Mustapha Mekidèche : «Les start-up disposent d’un large champ d’opportunités»
Les autorités misent sur les start-up. Une importance particulière est accordée à ces entreprises novatrices car considérées comme étant un instrument non négligeable pour la relance de l’économie nationale mais aussi comme la locomotive du nouveau modèle économique prôné par le gouvernement. Dans cet entretien, l’expert en économie Mustapha Mekidèche revient sur l’écosystème de ces entreprises innovantes et les opportunités qui s’offrent à elle au niveau local mais aussi sur le plan international.
Le Jeune Indépendant : Une importance particulière est accordée aux start-up par les pouvoirs publics. Elles sont considérées comme un levier pour le développement d’une économie hors hydrocarbures. Selon vous, l’écosystème est-il favorable au développement et, par ricochet, à la réussite de ces entreprises innovantes ?
Mustapha Mekidèche : L’écosystème dont vous parlez est en cours de construction, notamment du point de vue institutionnel et celui de l’accompagnement par des politiques et des instruments publics. Par ailleurs, une partie importante de cet écosystème, déjà en place, est bien répartie territorialement, avec l’existence d’un réseau universitaire et de recherche dont le potentiel n’a,à ce jour, pas été suffisamment mobilisé pour le développement économique. Son capital humain, jeune et bien formé, en est la ressource principale. De plus, en cette période de crise et de resserrement des contraintes financières internes et externes, il faut savoir que la création et le développement de cette filière technologique innovante mobilise beaucoup moins de capitaux que les industries manufacturières par exemple. De plus, elle peut avoir un retour sur investissement plus rapide et plus important.
A quel degré ces entreprises peuvent-elles contribuer à la relance économique ?

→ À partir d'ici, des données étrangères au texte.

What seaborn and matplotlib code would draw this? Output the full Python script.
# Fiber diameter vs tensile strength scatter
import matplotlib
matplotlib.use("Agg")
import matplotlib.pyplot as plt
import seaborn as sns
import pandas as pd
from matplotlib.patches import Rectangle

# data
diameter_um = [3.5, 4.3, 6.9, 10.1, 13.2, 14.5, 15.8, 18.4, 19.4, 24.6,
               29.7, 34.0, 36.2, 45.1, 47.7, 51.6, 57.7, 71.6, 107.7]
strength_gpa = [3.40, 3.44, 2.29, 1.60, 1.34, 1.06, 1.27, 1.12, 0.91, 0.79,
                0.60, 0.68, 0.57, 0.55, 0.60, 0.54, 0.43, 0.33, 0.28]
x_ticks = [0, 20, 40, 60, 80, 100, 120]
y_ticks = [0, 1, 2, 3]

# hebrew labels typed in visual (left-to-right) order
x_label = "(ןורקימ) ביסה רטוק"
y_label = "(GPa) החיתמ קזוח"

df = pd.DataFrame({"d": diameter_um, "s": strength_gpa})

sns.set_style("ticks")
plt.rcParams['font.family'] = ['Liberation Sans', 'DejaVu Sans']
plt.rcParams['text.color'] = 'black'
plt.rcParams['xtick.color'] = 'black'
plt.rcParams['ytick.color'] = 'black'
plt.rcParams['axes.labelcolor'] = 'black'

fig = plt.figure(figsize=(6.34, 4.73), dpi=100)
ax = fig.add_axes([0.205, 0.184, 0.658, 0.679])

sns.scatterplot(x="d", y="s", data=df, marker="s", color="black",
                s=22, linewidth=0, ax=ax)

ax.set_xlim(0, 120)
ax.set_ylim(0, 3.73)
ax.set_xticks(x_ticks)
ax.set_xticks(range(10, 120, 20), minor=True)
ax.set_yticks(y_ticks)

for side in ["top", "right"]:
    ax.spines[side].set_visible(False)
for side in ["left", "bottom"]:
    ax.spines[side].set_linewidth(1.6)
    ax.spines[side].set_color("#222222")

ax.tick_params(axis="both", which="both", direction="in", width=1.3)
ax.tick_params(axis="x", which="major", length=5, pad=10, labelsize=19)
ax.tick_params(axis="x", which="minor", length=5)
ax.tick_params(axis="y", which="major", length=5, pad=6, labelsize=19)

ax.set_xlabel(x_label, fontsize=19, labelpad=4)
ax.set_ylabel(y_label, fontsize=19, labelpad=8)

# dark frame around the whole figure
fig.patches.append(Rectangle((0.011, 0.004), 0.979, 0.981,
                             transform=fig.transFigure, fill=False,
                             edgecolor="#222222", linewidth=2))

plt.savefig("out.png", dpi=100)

Pour répondre comme il se doit à votre question, il faut bien définir ce qui différencie la start-up d’une entreprise classique. Cette dernière va fonctionner selon un business model classique qui a déjà fait ses preuves alors que la start-up devra créer son propre business model inédit et innovant en s’appuyant, entre autres, sur les technologies digitales mais également sur un marché émergent. Aussi, sachant que notre pays est non seulement en retard dans sa digitalisation mais aussi dans son autonomie technologique, les start-up algériennes disposent d’un large champ d’opportunités pour leur essor aussi bien local qu’international, seules ou en partenariat. A ce propos, les grands groupes publics et privés algériens gagneraient à s’appuyer sur des start-up pour prendre en charge des activités externalisables que ces dernières exécuteraient de façon plus efficaces. La formule du capital risque ouvre la voie à ce type de partenariat, que les pouvoirs publics ont décidé d’emprunter au lieu de la simple bonification bancaire.
Les autorités misent justement beaucoup sur ces entreprises. Des facilités leur sont accordées (fonds d’investissement, facilités fiscales et parafiscales, comme la suppression de la TVA, TAP, IBS). Ces entreprises innovantes seront-elles à la hauteur du défi ?
Il y a déjà quelques success stories dans les services de mobilité, d’industrie, de contenu digital et bien d’autres encore. Il y a même quelques start-up qui se sont installés à l’étranger. Tout est à faire en Algérie car les retards à combler sont énormes. Les start-up ont des activités horizontales et touchent tous les secteurs. La substitution aux importations va ouvrir davantage leur champ des opportunités.
Certains n’hésitent pas à faire la comparaison entre ces jeunes entreprises novatrices et les entreprises créées dans le cadre du dispositif de l’ANSEJ dans la mesure où ces dernières ont aussi fait l’objet d’un intérêt particulier de la part des autorités de l’époque. Ces entreprises n’ont pas toutes connu une réussite fulgurante en raison, notamment, de la mauvaise étude de marché. Comment éviter que ne se reproduise le même scénario ?
Les bilans de l’ANSEJ sont effectivement à produire par un audit indépendant pour identifier les réussites mais aussi les causes des échecs, dont celle que vous citez concernant la méconnaissance du marché. Il y en a probablement d’autres, à l’exemple de la confusion entre les politiques sociales et le déni de la sanction économique. Dans le cas des start-up, nous sommes clairement dans le champ de la validation par le marché avec un risque réel, néanmoins calculé et assumé. Cela explique d’ailleurs la raison du changement de la politique d’accompagnement des pouvoirs publics qui passent de la bonification des emprunts à des dotations à un fonds d’investissement ouvert aux promoteurs privés. Il s’agit d’une sorte de fonds souverain pour les start-up. Vous verrez qu’il pourra générer ses propres ressources et même gagner de l’argent.